◆ Raw data
>> START
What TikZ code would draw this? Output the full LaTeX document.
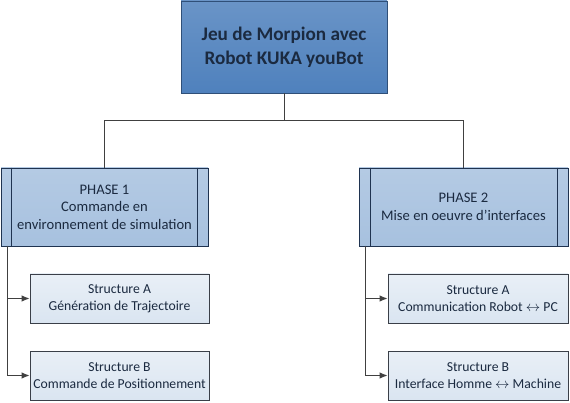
\documentclass[tikz,border=0pt]{standalone}
\usepackage{fontspec}
\setmainfont{Carlito}
\usepackage{tikz}
\usetikzlibrary{arrows,arrows.meta,shapes,calc}
\definecolor{topBlue}{HTML}{4F81BD}
\definecolor{topBorder}{HTML}{2F4F78}
\definecolor{phaseBlue}{HTML}{A7C1DF}
\definecolor{phaseBorder}{HTML}{1F3350}
\definecolor{structBlue}{HTML}{DAE5F1}
\definecolor{structBorder}{HTML}{3A3F48}
\definecolor{inkDark}{HTML}{1B2A40}
\tikzstyle{edge}=[line width=0.9pt, draw=black!75]
\tikzstyle{edgeArrow}=[line width=0.9pt, draw=black!75, -{Latex[length=8pt, width=6.5pt]}]
\tikzstyle{titleBox}=[rectangle, draw=topBorder, line width=0.9pt, top color=topBlue!85!white, bottom color=topBlue, text=inkDark, align=center, font=\fontsize{19.2}{24}\selectfont\bfseries, inner sep=0pt]
\tikzstyle{phaseBox}=[rectangle, draw=phaseBorder, line width=0.9pt, top color=phaseBlue!85!white, bottom color=phaseBlue, text=inkDark, align=center, font=\fontsize{14.6}{17.5}\selectfont, inner sep=0pt]
\tikzstyle{structBox}=[rectangle, draw=structBorder, line width=0.9pt, top color=structBlue!60!white, bottom color=structBlue, text=inkDark, align=center, font=\fontsize{13.7}{17}\selectfont, inner sep=0pt]
\tikzstyle{bar}=[line width=0.9pt, draw=phaseBorder]

\begin{document}
\begin{tikzpicture}[x=1pt, y=-1pt]
      \useasboundingbox (0,0) rectangle (570,403);
      \node(top) [titleBox, minimum width=206pt, minimum height=92pt] at (284, 47){Jeu de Morpion avec\\Robot KUKA youBot};
      \node(ph1) [phaseBox, minimum width=207pt, minimum height=78pt] at (104.5, 207){PHASE 1\\Commande en\\environnement de simulation};
      \node(ph2) [phaseBox, minimum width=209pt, minimum height=78pt] at (463.5, 207){PHASE 2\\Mise en oeuvre d'interfaces};
      \node(sA1) [structBox, minimum width=179pt, minimum height=49pt] at (119.5, 298.5){Structure A\\Génération de Trajectoire};
      \node(sB1) [structBox, minimum width=179pt, minimum height=49pt] at (119.5, 375.5){Structure B\\Commande de Positionnement};
      \node(sA2) [structBox, minimum width=180pt, minimum height=49pt] at (478, 298.5){Structure A\\Communication Robot $\leftrightarrow$ PC};
      \node(sB2) [structBox, minimum width=180pt, minimum height=49pt] at (478, 375.5){Structure B\\Interface Homme $\leftrightarrow$ Machine};
      \draw[bar] ([xshift=11pt]ph1.north west) to ([xshift=11pt]ph1.south west);
      \draw[bar] ([xshift=-11pt]ph1.north east) to ([xshift=-11pt]ph1.south east);
      \draw[bar] ([xshift=12pt]ph2.north west) to ([xshift=12pt]ph2.south west);
      \draw[bar] ([xshift=-11pt]ph2.north east) to ([xshift=-11pt]ph2.south east);
      \coordinate (split) at (284, 120);
      \coordinate (tap1) at (7, 246);
      \coordinate (tap2) at (365, 246);
      \draw[edge] (top) to (split) -| (ph1);
      \draw[edge] (split) -| (ph2);
      \draw[edgeArrow] (tap1) |- (sA1);
      \draw[edgeArrow] (tap1) |- (sB1);
      \draw[edgeArrow] (tap2) |- (sA2);
      \draw[edgeArrow] (tap2) |- (sB2);
    \end{tikzpicture}
\end{document}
>> END
◆ Instruction
Write the listing out a second time exactly, dropping all images.

◆ Reply
What TikZ code would draw this? Output the full LaTeX document.
\documentclass[tikz,border=0pt]{standalone}
\usepackage{fontspec}
\setmainfont{Carlito}
\usepackage{tikz}
\usetikzlibrary{arrows,arrows.meta,shapes,calc}
\definecolor{topBlue}{HTML}{4F81BD}
\definecolor{topBorder}{HTML}{2F4F78}
\definecolor{phaseBlue}{HTML}{A7C1DF}
\definecolor{phaseBorder}{HTML}{1F3350}
\definecolor{structBlue}{HTML}{DAE5F1}
\definecolor{structBorder}{HTML}{3A3F48}
\definecolor{inkDark}{HTML}{1B2A40}
\tikzstyle{edge}=[line width=0.9pt, draw=black!75]
\tikzstyle{edgeArrow}=[line width=0.9pt, draw=black!75, -{Latex[length=8pt, width=6.5pt]}]
\tikzstyle{titleBox}=[rectangle, draw=topBorder, line width=0.9pt, top color=topBlue!85!white, bottom color=topBlue, text=inkDark, align=center, font=\fontsize{19.2}{24}\selectfont\bfseries, inner sep=0pt]
\tikzstyle{phaseBox}=[rectangle, draw=phaseBorder, line width=0.9pt, top color=phaseBlue!85!white, bottom color=phaseBlue, text=inkDark, align=center, font=\fontsize{14.6}{17.5}\selectfont, inner sep=0pt]
\tikzstyle{structBox}=[rectangle, draw=structBorder, line width=0.9pt, top color=structBlue!60!white, bottom color=structBlue, text=inkDark, align=center, font=\fontsize{13.7}{17}\selectfont, inner sep=0pt]
\tikzstyle{bar}=[line width=0.9pt, draw=phaseBorder]

\begin{document}
\begin{tikzpicture}[x=1pt, y=-1pt]
      \useasboundingbox (0,0) rectangle (570,403);
      \node(top) [titleBox, minimum width=206pt, minimum height=92pt] at (284, 47){Jeu de Morpion avec\\Robot KUKA youBot};
      \node(ph1) [phaseBox, minimum width=207pt, minimum height=78pt] at (104.5, 207){PHASE 1\\Commande en\\environnement de simulation};
      \node(ph2) [phaseBox, minimum width=209pt, minimum height=78pt] at (463.5, 207){PHASE 2\\Mise en oeuvre d'interfaces};
      \node(sA1) [structBox, minimum width=179pt, minimum height=49pt] at (119.5, 298.5){Structure A\\Génération de Trajectoire};
      \node(sB1) [structBox, minimum width=179pt, minimum height=49pt] at (119.5, 375.5){Structure B\\Commande de Positionnement};
      \node(sA2) [structBox, minimum width=180pt, minimum height=49pt] at (478, 298.5){Structure A\\Communication Robot $\leftrightarrow$ PC};
      \node(sB2) [structBox, minimum width=180pt, minimum height=49pt] at (478, 375.5){Structure B\\Interface Homme $\leftrightarrow$ Machine};
      \draw[bar] ([xshift=11pt]ph1.north west) to ([xshift=11pt]ph1.south west);
      \draw[bar] ([xshift=-11pt]ph1.north east) to ([xshift=-11pt]ph1.south east);
      \draw[bar] ([xshift=12pt]ph2.north west) to ([xshift=12pt]ph2.south west);
      \draw[bar] ([xshift=-11pt]ph2.north east) to ([xshift=-11pt]ph2.south east);
      \coordinate (split) at (284, 120);
      \coordinate (tap1) at (7, 246);
      \coordinate (tap2) at (365, 246);
      \draw[edge] (top) to (split) -| (ph1);
      \draw[edge] (split) -| (ph2);
      \draw[edgeArrow] (tap1) |- (sA1);
      \draw[edgeArrow] (tap1) |- (sB1);
      \draw[edgeArrow] (tap2) |- (sA2);
      \draw[edgeArrow] (tap2) |- (sB2);
    \end{tikzpicture}
\end{document}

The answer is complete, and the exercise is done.